**Listing**
--- begin ---

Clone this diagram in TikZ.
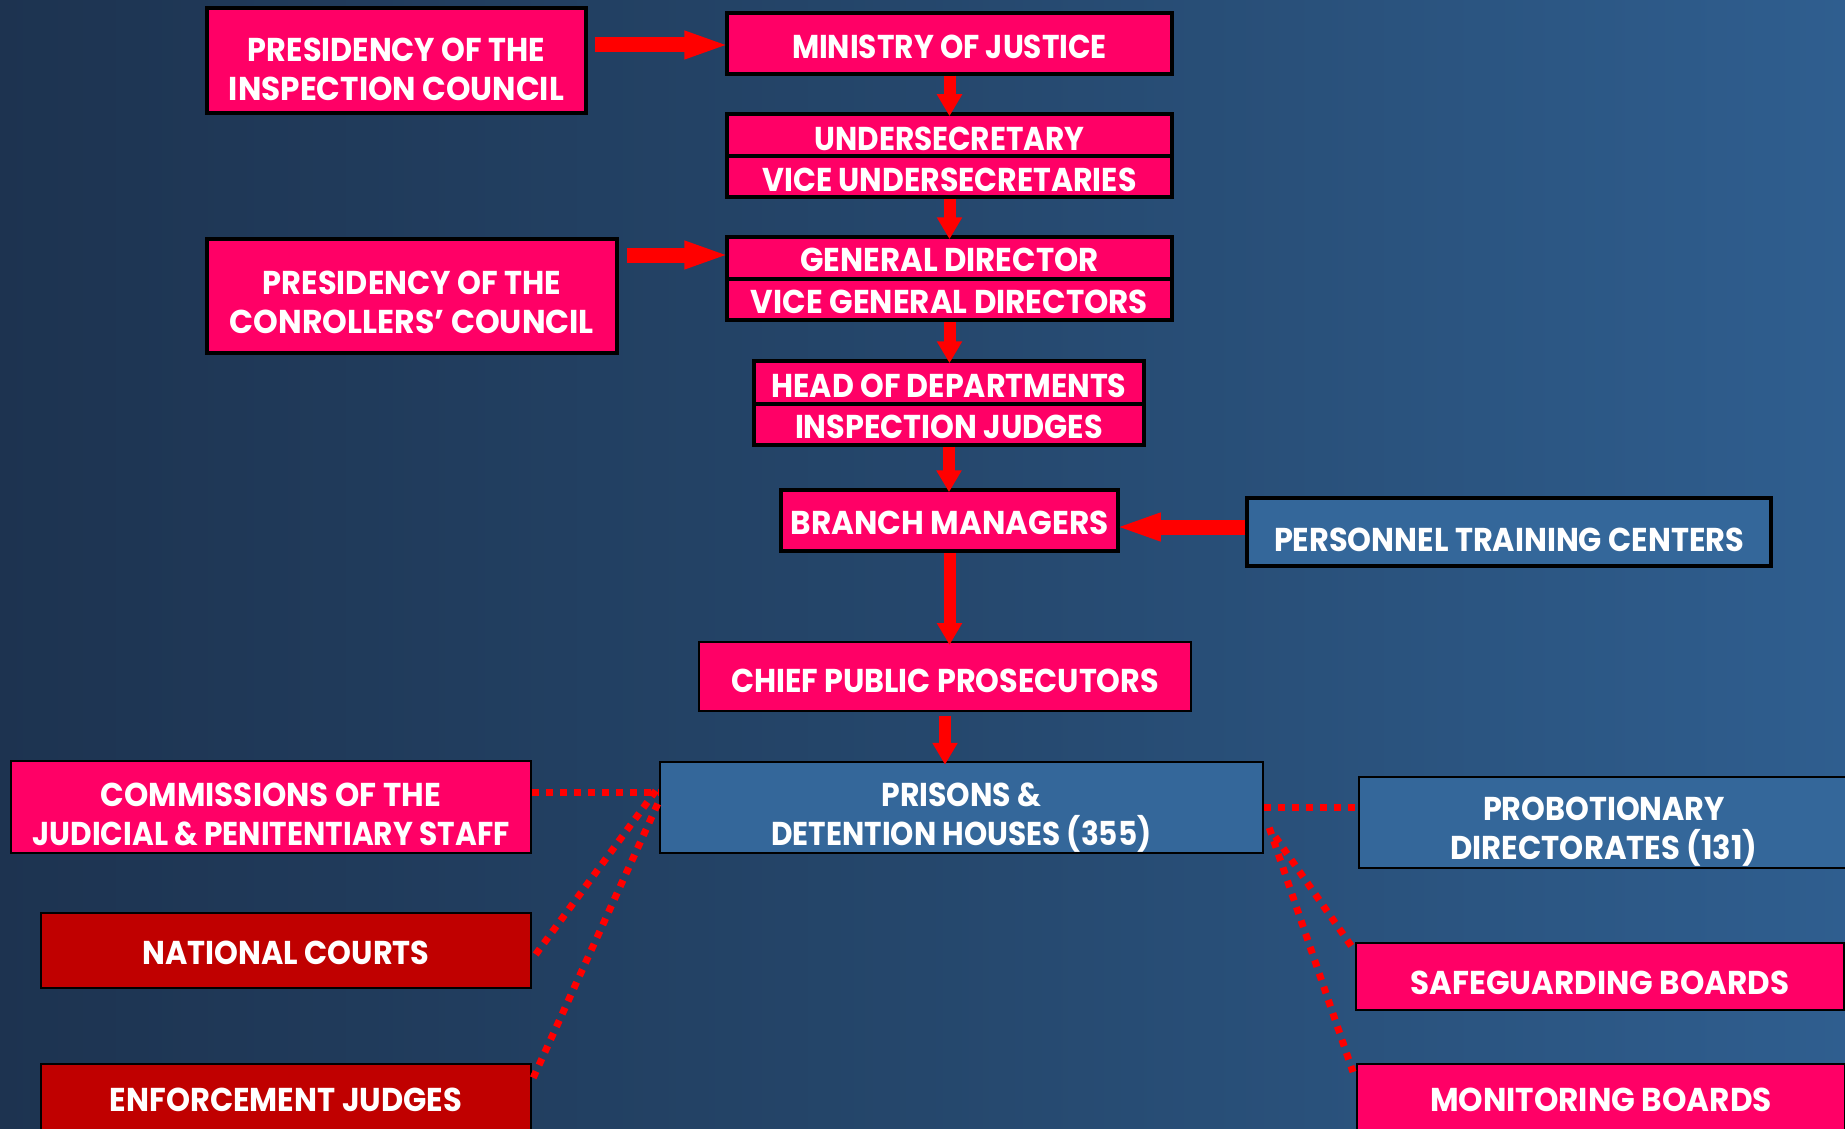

--- end ---
--- begin ---

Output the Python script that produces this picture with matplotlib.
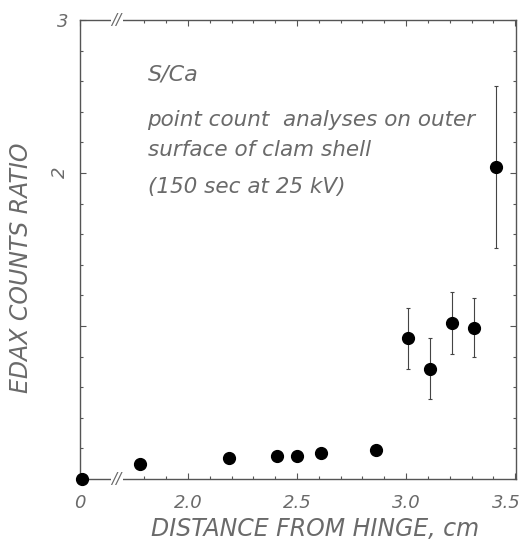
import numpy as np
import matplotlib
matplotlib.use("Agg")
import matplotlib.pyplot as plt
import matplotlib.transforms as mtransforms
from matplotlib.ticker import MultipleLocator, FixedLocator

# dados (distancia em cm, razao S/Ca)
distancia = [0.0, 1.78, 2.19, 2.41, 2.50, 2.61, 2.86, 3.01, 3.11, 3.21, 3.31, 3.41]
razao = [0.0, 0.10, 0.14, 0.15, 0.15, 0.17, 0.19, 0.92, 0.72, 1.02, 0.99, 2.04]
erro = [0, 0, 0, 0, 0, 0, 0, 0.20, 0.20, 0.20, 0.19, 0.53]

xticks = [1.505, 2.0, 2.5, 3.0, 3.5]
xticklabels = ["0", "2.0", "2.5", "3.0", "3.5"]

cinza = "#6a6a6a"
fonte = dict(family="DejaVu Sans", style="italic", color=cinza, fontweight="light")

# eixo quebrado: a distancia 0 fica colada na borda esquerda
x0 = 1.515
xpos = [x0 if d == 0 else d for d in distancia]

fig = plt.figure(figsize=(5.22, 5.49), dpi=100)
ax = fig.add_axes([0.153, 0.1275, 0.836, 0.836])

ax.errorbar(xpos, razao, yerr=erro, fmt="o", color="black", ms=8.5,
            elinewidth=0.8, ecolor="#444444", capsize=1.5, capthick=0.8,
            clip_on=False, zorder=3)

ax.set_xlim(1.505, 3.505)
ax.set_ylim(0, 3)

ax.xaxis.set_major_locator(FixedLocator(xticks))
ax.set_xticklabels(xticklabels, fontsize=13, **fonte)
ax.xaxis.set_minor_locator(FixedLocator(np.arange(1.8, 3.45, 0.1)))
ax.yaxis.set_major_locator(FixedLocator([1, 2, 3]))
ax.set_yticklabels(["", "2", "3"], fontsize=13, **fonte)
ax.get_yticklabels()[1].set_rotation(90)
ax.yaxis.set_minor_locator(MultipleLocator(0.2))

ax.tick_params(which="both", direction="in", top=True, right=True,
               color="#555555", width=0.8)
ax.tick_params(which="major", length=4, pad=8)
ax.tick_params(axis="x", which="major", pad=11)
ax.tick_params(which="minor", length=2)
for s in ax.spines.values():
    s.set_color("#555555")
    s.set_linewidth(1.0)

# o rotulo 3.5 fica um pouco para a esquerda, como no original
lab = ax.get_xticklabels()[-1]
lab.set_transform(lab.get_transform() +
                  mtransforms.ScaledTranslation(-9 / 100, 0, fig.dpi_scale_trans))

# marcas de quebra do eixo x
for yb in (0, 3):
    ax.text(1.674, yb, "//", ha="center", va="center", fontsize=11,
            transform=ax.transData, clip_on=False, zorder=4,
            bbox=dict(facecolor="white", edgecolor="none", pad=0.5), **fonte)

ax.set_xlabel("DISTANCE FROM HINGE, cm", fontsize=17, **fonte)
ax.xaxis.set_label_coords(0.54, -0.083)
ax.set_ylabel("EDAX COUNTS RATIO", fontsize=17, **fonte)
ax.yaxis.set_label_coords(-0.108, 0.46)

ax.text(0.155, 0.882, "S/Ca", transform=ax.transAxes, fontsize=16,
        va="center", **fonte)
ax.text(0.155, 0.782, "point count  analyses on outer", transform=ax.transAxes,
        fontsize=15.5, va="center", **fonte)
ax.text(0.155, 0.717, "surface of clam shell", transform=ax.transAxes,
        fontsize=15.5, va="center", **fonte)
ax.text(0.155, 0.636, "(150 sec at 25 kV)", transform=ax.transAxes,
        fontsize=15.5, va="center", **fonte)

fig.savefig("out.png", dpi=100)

--- end ---

**Task description**
In the listing above, find the line with "Output the Python" and the line with "from matplotlib.ticker import". Copy exactly those lines and all between them, minus the images.

**Reply to the task**
Output the Python script that produces this picture with matplotlib.
import numpy as np
import matplotlib
matplotlib.use("Agg")
import matplotlib.pyplot as plt
import matplotlib.transforms as mtransforms
from matplotlib.ticker import MultipleLocator, FixedLocator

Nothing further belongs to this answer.